Material provided —
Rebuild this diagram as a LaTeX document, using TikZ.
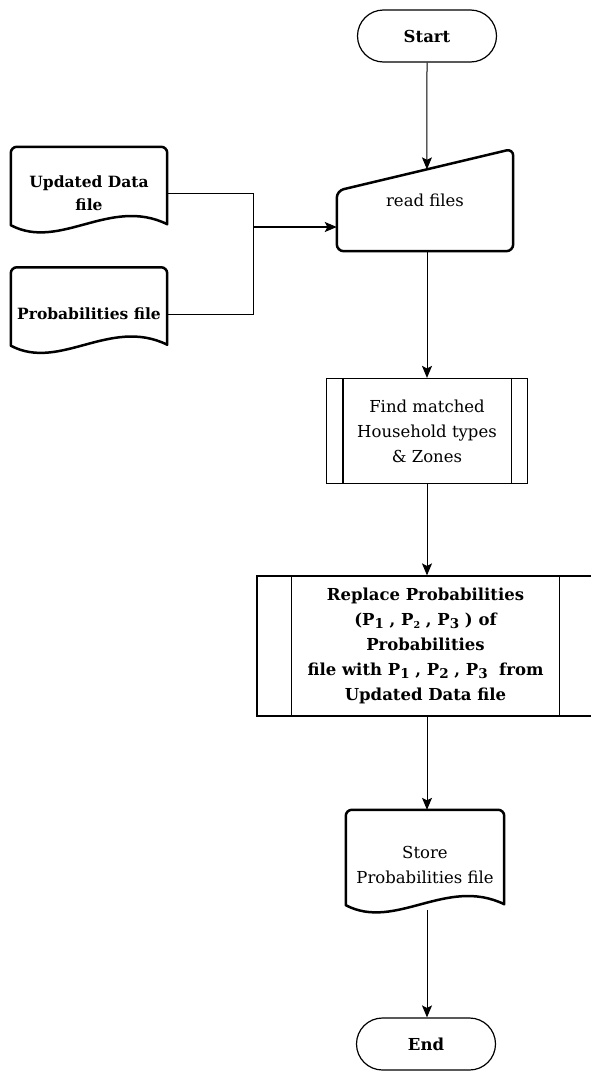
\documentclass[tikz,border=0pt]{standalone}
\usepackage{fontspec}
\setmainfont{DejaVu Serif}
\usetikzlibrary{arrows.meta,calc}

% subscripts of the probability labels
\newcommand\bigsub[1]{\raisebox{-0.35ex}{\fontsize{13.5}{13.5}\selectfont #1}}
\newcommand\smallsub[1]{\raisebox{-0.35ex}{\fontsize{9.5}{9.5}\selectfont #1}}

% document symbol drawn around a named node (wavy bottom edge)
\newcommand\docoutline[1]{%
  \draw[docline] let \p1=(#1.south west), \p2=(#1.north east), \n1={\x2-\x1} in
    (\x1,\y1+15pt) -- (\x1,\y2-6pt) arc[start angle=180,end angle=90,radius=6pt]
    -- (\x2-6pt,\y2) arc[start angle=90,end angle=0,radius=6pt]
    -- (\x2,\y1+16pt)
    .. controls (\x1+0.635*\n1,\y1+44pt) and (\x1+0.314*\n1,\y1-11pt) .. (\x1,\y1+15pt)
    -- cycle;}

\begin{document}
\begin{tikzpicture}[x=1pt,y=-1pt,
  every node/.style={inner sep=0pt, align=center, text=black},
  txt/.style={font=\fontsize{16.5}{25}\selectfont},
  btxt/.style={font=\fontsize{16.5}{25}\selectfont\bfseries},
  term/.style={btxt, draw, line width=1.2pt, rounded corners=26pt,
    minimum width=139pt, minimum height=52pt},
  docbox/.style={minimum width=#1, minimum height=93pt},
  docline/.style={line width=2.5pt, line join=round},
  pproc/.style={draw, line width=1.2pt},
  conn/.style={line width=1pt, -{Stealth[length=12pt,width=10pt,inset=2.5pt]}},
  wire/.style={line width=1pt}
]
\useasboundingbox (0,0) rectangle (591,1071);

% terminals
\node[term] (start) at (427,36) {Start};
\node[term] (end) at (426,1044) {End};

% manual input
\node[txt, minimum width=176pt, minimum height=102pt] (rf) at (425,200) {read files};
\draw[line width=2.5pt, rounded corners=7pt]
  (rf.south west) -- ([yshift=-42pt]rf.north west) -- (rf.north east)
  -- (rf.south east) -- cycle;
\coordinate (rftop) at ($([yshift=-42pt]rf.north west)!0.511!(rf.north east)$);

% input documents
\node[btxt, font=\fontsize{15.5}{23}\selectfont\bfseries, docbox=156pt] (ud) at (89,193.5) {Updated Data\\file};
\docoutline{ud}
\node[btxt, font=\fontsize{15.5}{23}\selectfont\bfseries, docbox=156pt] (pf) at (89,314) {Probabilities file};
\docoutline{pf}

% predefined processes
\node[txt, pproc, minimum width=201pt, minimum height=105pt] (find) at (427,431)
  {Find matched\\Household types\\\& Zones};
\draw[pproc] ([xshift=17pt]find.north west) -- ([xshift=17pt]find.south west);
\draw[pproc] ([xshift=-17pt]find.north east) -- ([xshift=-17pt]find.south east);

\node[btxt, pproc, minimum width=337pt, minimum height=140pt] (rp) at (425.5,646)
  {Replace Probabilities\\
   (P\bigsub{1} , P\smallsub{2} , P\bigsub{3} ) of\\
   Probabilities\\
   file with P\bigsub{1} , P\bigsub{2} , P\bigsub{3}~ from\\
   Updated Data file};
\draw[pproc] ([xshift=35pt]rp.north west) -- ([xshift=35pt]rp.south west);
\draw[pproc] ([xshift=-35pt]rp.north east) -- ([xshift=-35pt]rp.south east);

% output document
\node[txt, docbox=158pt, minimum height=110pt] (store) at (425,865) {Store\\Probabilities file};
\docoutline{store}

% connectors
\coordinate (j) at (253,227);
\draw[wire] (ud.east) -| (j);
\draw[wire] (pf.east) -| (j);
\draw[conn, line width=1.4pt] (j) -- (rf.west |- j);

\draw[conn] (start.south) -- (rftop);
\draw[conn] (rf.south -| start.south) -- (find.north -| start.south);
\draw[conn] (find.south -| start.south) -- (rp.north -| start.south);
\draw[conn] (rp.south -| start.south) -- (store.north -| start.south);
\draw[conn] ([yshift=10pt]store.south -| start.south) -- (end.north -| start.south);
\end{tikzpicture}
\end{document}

Directions — Copy the data character for character, but drop all pictures from the copy.

Solution to this problem —
Rebuild this diagram as a LaTeX document, using TikZ.
\documentclass[tikz,border=0pt]{standalone}
\usepackage{fontspec}
\setmainfont{DejaVu Serif}
\usetikzlibrary{arrows.meta,calc}

% subscripts of the probability labels
\newcommand\bigsub[1]{\raisebox{-0.35ex}{\fontsize{13.5}{13.5}\selectfont #1}}
\newcommand\smallsub[1]{\raisebox{-0.35ex}{\fontsize{9.5}{9.5}\selectfont #1}}

% document symbol drawn around a named node (wavy bottom edge)
\newcommand\docoutline[1]{%
  \draw[docline] let \p1=(#1.south west), \p2=(#1.north east), \n1={\x2-\x1} in
    (\x1,\y1+15pt) -- (\x1,\y2-6pt) arc[start angle=180,end angle=90,radius=6pt]
    -- (\x2-6pt,\y2) arc[start angle=90,end angle=0,radius=6pt]
    -- (\x2,\y1+16pt)
    .. controls (\x1+0.635*\n1,\y1+44pt) and (\x1+0.314*\n1,\y1-11pt) .. (\x1,\y1+15pt)
    -- cycle;}

\begin{document}
\begin{tikzpicture}[x=1pt,y=-1pt,
  every node/.style={inner sep=0pt, align=center, text=black},
  txt/.style={font=\fontsize{16.5}{25}\selectfont},
  btxt/.style={font=\fontsize{16.5}{25}\selectfont\bfseries},
  term/.style={btxt, draw, line width=1.2pt, rounded corners=26pt,
    minimum width=139pt, minimum height=52pt},
  docbox/.style={minimum width=#1, minimum height=93pt},
  docline/.style={line width=2.5pt, line join=round},
  pproc/.style={draw, line width=1.2pt},
  conn/.style={line width=1pt, -{Stealth[length=12pt,width=10pt,inset=2.5pt]}},
  wire/.style={line width=1pt}
]
\useasboundingbox (0,0) rectangle (591,1071);

% terminals
\node[term] (start) at (427,36) {Start};
\node[term] (end) at (426,1044) {End};

% manual input
\node[txt, minimum width=176pt, minimum height=102pt] (rf) at (425,200) {read files};
\draw[line width=2.5pt, rounded corners=7pt]
  (rf.south west) -- ([yshift=-42pt]rf.north west) -- (rf.north east)
  -- (rf.south east) -- cycle;
\coordinate (rftop) at ($([yshift=-42pt]rf.north west)!0.511!(rf.north east)$);

% input documents
\node[btxt, font=\fontsize{15.5}{23}\selectfont\bfseries, docbox=156pt] (ud) at (89,193.5) {Updated Data\\file};
\docoutline{ud}
\node[btxt, font=\fontsize{15.5}{23}\selectfont\bfseries, docbox=156pt] (pf) at (89,314) {Probabilities file};
\docoutline{pf}

% predefined processes
\node[txt, pproc, minimum width=201pt, minimum height=105pt] (find) at (427,431)
  {Find matched\\Household types\\\& Zones};
\draw[pproc] ([xshift=17pt]find.north west) -- ([xshift=17pt]find.south west);
\draw[pproc] ([xshift=-17pt]find.north east) -- ([xshift=-17pt]find.south east);

\node[btxt, pproc, minimum width=337pt, minimum height=140pt] (rp) at (425.5,646)
  {Replace Probabilities\\
   (P\bigsub{1} , P\smallsub{2} , P\bigsub{3} ) of\\
   Probabilities\\
   file with P\bigsub{1} , P\bigsub{2} , P\bigsub{3}~ from\\
   Updated Data file};
\draw[pproc] ([xshift=35pt]rp.north west) -- ([xshift=35pt]rp.south west);
\draw[pproc] ([xshift=-35pt]rp.north east) -- ([xshift=-35pt]rp.south east);

% output document
\node[txt, docbox=158pt, minimum height=110pt] (store) at (425,865) {Store\\Probabilities file};
\docoutline{store}

% connectors
\coordinate (j) at (253,227);
\draw[wire] (ud.east) -| (j);
\draw[wire] (pf.east) -| (j);
\draw[conn, line width=1.4pt] (j) -- (rf.west |- j);

\draw[conn] (start.south) -- (rftop);
\draw[conn] (rf.south -| start.south) -- (find.north -| start.south);
\draw[conn] (find.south -| start.south) -- (rp.north -| start.south);
\draw[conn] (rp.south -| start.south) -- (store.north -| start.south);
\draw[conn] ([yshift=10pt]store.south -| start.south) -- (end.north -| start.south);
\end{tikzpicture}
\end{document}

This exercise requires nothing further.